§ **WHAT THE TASK ASKS**
Everything in the listing except the pictures should be written out exactly.

§ **SOURCE DATA**
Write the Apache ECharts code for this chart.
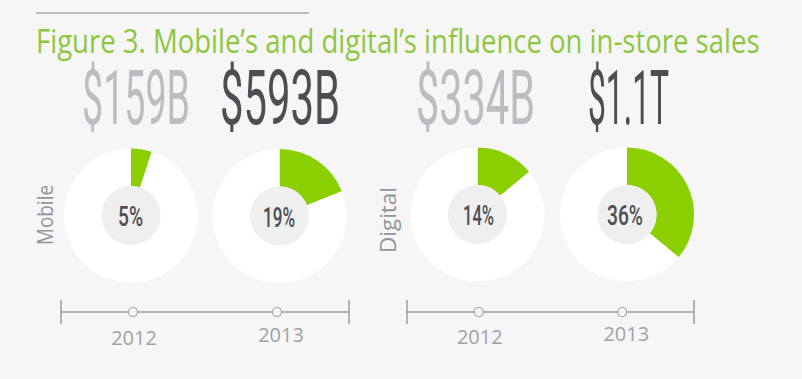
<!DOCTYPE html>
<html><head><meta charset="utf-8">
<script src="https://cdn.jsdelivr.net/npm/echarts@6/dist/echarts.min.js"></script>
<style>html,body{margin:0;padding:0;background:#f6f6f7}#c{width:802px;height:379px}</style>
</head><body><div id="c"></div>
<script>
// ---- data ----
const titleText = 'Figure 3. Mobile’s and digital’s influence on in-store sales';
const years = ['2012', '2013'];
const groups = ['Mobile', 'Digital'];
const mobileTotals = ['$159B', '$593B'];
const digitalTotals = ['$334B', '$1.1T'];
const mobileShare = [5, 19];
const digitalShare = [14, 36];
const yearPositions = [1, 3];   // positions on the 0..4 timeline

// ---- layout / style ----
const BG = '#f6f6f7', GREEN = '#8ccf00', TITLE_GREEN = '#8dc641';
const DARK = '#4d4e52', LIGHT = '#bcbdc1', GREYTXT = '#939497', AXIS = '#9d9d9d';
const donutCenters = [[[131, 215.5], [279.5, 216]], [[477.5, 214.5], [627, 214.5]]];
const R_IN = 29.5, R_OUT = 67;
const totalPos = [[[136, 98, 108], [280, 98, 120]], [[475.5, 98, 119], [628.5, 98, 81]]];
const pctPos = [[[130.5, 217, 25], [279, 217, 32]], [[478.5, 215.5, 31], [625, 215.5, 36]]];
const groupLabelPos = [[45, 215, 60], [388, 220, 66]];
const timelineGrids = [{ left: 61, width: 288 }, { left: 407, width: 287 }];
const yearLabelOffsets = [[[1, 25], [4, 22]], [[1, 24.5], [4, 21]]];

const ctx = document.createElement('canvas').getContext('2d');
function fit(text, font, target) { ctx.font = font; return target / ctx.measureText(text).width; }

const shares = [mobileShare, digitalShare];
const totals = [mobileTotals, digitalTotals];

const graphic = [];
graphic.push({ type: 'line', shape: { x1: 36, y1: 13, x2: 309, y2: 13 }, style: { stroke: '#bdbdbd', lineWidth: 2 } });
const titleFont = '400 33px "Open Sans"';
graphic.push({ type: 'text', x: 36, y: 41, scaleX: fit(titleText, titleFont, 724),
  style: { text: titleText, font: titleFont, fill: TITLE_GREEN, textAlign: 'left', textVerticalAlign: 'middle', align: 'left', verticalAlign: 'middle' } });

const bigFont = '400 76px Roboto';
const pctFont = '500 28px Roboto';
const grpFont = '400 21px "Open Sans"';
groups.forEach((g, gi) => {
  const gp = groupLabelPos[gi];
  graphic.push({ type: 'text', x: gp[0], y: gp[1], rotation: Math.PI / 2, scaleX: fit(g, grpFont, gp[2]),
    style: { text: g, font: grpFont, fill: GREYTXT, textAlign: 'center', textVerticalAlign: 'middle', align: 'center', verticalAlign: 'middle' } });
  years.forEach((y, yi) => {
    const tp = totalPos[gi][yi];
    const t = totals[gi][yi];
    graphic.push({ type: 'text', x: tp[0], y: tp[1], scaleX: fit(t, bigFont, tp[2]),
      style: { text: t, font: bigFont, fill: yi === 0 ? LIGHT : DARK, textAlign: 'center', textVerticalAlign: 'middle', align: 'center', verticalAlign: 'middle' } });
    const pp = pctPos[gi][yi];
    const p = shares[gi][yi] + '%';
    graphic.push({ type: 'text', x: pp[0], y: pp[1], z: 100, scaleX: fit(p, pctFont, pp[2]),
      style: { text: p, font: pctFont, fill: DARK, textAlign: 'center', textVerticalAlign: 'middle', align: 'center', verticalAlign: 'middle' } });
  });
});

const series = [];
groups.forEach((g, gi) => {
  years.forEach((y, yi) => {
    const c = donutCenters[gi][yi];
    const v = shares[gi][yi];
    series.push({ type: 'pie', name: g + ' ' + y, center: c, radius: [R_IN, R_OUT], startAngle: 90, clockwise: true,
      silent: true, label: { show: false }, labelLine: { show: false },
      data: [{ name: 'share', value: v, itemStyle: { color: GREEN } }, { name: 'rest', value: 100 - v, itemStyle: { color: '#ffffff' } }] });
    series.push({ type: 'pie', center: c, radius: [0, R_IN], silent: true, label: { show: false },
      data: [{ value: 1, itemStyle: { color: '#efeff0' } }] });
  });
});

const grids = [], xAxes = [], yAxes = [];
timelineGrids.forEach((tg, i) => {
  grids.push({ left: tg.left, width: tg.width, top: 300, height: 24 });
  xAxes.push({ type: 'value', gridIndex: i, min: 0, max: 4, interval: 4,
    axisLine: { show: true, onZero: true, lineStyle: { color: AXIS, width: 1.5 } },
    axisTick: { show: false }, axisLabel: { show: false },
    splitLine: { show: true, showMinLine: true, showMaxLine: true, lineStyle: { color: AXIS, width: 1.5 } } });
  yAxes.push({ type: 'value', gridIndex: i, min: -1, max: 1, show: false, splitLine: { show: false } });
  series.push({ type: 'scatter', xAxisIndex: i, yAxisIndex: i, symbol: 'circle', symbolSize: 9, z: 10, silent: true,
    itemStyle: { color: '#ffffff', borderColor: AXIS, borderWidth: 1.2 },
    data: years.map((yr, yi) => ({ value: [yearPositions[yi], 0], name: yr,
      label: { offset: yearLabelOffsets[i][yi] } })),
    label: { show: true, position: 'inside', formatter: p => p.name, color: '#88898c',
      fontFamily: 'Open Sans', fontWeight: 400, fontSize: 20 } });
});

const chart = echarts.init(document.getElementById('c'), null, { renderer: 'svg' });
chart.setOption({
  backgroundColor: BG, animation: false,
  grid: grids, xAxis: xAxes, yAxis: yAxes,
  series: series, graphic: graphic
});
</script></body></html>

§ **EXERCISE ANSWER**
Write the Apache ECharts code for this chart.
<!DOCTYPE html>
<html><head><meta charset="utf-8">
<script src="https://cdn.jsdelivr.net/npm/echarts@6/dist/echarts.min.js"></script>
<style>html,body{margin:0;padding:0;background:#f6f6f7}#c{width:802px;height:379px}</style>
</head><body><div id="c"></div>
<script>
// ---- data ----
const titleText = 'Figure 3. Mobile’s and digital’s influence on in-store sales';
const years = ['2012', '2013'];
const groups = ['Mobile', 'Digital'];
const mobileTotals = ['$159B', '$593B'];
const digitalTotals = ['$334B', '$1.1T'];
const mobileShare = [5, 19];
const digitalShare = [14, 36];
const yearPositions = [1, 3];   // positions on the 0..4 timeline

// ---- layout / style ----
const BG = '#f6f6f7', GREEN = '#8ccf00', TITLE_GREEN = '#8dc641';
const DARK = '#4d4e52', LIGHT = '#bcbdc1', GREYTXT = '#939497', AXIS = '#9d9d9d';
const donutCenters = [[[131, 215.5], [279.5, 216]], [[477.5, 214.5], [627, 214.5]]];
const R_IN = 29.5, R_OUT = 67;
const totalPos = [[[136, 98, 108], [280, 98, 120]], [[475.5, 98, 119], [628.5, 98, 81]]];
const pctPos = [[[130.5, 217, 25], [279, 217, 32]], [[478.5, 215.5, 31], [625, 215.5, 36]]];
const groupLabelPos = [[45, 215, 60], [388, 220, 66]];
const timelineGrids = [{ left: 61, width: 288 }, { left: 407, width: 287 }];
const yearLabelOffsets = [[[1, 25], [4, 22]], [[1, 24.5], [4, 21]]];

const ctx = document.createElement('canvas').getContext('2d');
function fit(text, font, target) { ctx.font = font; return target / ctx.measureText(text).width; }

const shares = [mobileShare, digitalShare];
const totals = [mobileTotals, digitalTotals];

const graphic = [];
graphic.push({ type: 'line', shape: { x1: 36, y1: 13, x2: 309, y2: 13 }, style: { stroke: '#bdbdbd', lineWidth: 2 } });
const titleFont = '400 33px "Open Sans"';
graphic.push({ type: 'text', x: 36, y: 41, scaleX: fit(titleText, titleFont, 724),
  style: { text: titleText, font: titleFont, fill: TITLE_GREEN, textAlign: 'left', textVerticalAlign: 'middle', align: 'left', verticalAlign: 'middle' } });

const bigFont = '400 76px Roboto';
const pctFont = '500 28px Roboto';
const grpFont = '400 21px "Open Sans"';
groups.forEach((g, gi) => {
  const gp = groupLabelPos[gi];
  graphic.push({ type: 'text', x: gp[0], y: gp[1], rotation: Math.PI / 2, scaleX: fit(g, grpFont, gp[2]),
    style: { text: g, font: grpFont, fill: GREYTXT, textAlign: 'center', textVerticalAlign: 'middle', align: 'center', verticalAlign: 'middle' } });
  years.forEach((y, yi) => {
    const tp = totalPos[gi][yi];
    const t = totals[gi][yi];
    graphic.push({ type: 'text', x: tp[0], y: tp[1], scaleX: fit(t, bigFont, tp[2]),
      style: { text: t, font: bigFont, fill: yi === 0 ? LIGHT : DARK, textAlign: 'center', textVerticalAlign: 'middle', align: 'center', verticalAlign: 'middle' } });
    const pp = pctPos[gi][yi];
    const p = shares[gi][yi] + '%';
    graphic.push({ type: 'text', x: pp[0], y: pp[1], z: 100, scaleX: fit(p, pctFont, pp[2]),
      style: { text: p, font: pctFont, fill: DARK, textAlign: 'center', textVerticalAlign: 'middle', align: 'center', verticalAlign: 'middle' } });
  });
});

const series = [];
groups.forEach((g, gi) => {
  years.forEach((y, yi) => {
    const c = donutCenters[gi][yi];
    const v = shares[gi][yi];
    series.push({ type: 'pie', name: g + ' ' + y, center: c, radius: [R_IN, R_OUT], startAngle: 90, clockwise: true,
      silent: true, label: { show: false }, labelLine: { show: false },
      data: [{ name: 'share', value: v, itemStyle: { color: GREEN } }, { name: 'rest', value: 100 - v, itemStyle: { color: '#ffffff' } }] });
    series.push({ type: 'pie', center: c, radius: [0, R_IN], silent: true, label: { show: false },
      data: [{ value: 1, itemStyle: { color: '#efeff0' } }] });
  });
});

const grids = [], xAxes = [], yAxes = [];
timelineGrids.forEach((tg, i) => {
  grids.push({ left: tg.left, width: tg.width, top: 300, height: 24 });
  xAxes.push({ type: 'value', gridIndex: i, min: 0, max: 4, interval: 4,
    axisLine: { show: true, onZero: true, lineStyle: { color: AXIS, width: 1.5 } },
    axisTick: { show: false }, axisLabel: { show: false },
    splitLine: { show: true, showMinLine: true, showMaxLine: true, lineStyle: { color: AXIS, width: 1.5 } } });
  yAxes.push({ type: 'value', gridIndex: i, min: -1, max: 1, show: false, splitLine: { show: false } });
  series.push({ type: 'scatter', xAxisIndex: i, yAxisIndex: i, symbol: 'circle', symbolSize: 9, z: 10, silent: true,
    itemStyle: { color: '#ffffff', borderColor: AXIS, borderWidth: 1.2 },
    data: years.map((yr, yi) => ({ value: [yearPositions[yi], 0], name: yr,
      label: { offset: yearLabelOffsets[i][yi] } })),
    label: { show: true, position: 'inside', formatter: p => p.name, color: '#88898c',
      fontFamily: 'Open Sans', fontWeight: 400, fontSize: 20 } });
});

const chart = echarts.init(document.getElementById('c'), null, { renderer: 'svg' });
chart.setOption({
  backgroundColor: BG, animation: false,
  grid: grids, xAxis: xAxes, yAxis: yAxes,
  series: series, graphic: graphic
});
</script></body></html>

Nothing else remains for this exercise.